The Welsh Government is getting on with fulfilling its manifesto, including the top six pledges it made at last year’s Assembly election. One of those was an extra £100m to improve school standards. Last week it awarded Powys County Council £11.8 million, under the 21st Century Schools policy, for five new primary schools: Hay-on-Wye Community Primary School; Clyro Church in Wales Voluntary Controlled School; Bronllys/Talgarth Community Primary School; Llangors Church in Wales Voluntary Controlled School; and Archdeacon Griffiths Church in Wales Voluntary Aided School, Llyswen. This is wonderful news for the Gwernyfed area. 21st Century Schools is more than a building programme, it is about updating and improving education for a modern country.
For the record, the other five pledges were: free childcare for working parents (30 hours and 48 weeks’ worth of free childcare for working parents); tax cuts to all small businesses; 100,000 quality apprenticeships for all ages; a new treatment fund for life threatening illnesses; and to double the capital limit (the amount people can keep) for those going into residential care from £24,000 to £50,000. We have four years to deliver.
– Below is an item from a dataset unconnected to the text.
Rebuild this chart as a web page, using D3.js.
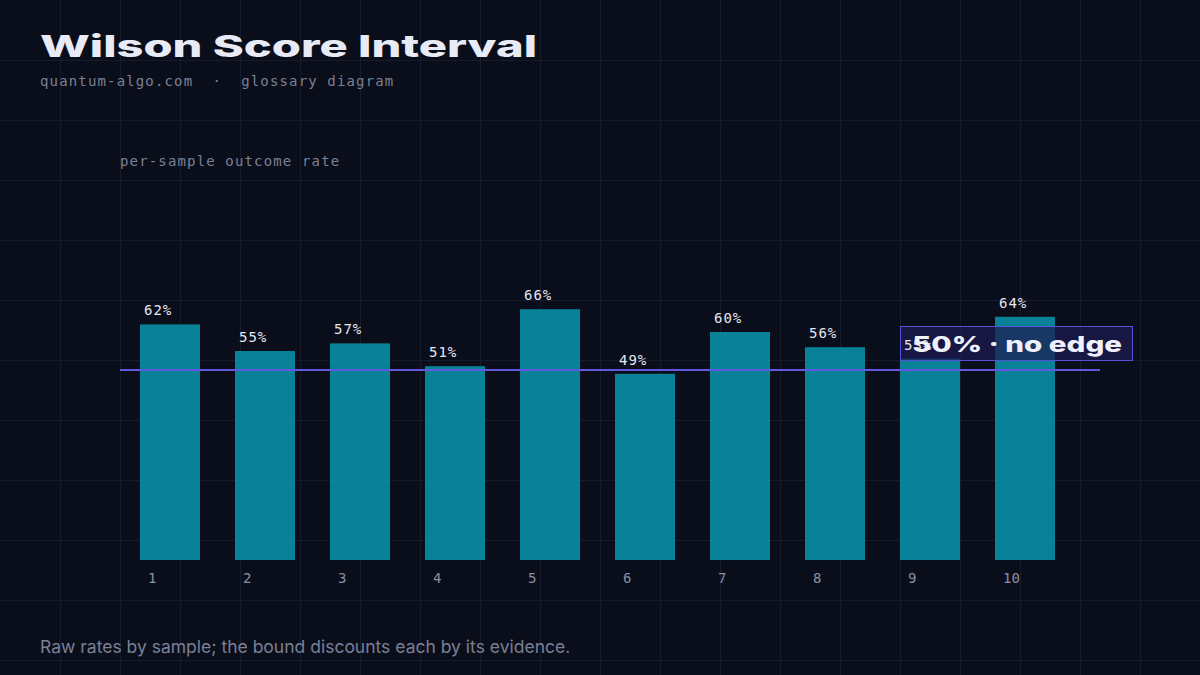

Our manifesto also promised to end the right of social housing tenants to buy their homes. On Monday the Welsh Government published The Abolition of the Right to Buy and Associated Rights (Wales) Bill. In a debate on Tuesday, I argued that ending the right to buy would encourage home-owning councils like Powys to resume their historic role as major house builders. Two years ago, Welsh authorities left what was known as the Housing Revenue Account scheme, meaning rent revenues now go to the council rather than into UK Treasury coffers, as used to happen. The hope was that councils would re-invest that money in new housing stock. But if people can buy the houses, how can the council protect its investment for future generations? Building new council houses under Right to Buy is like running a bath with the plug pulled out; if we’re serious about delivering affordable housing for our young people, we have to put the plug back in.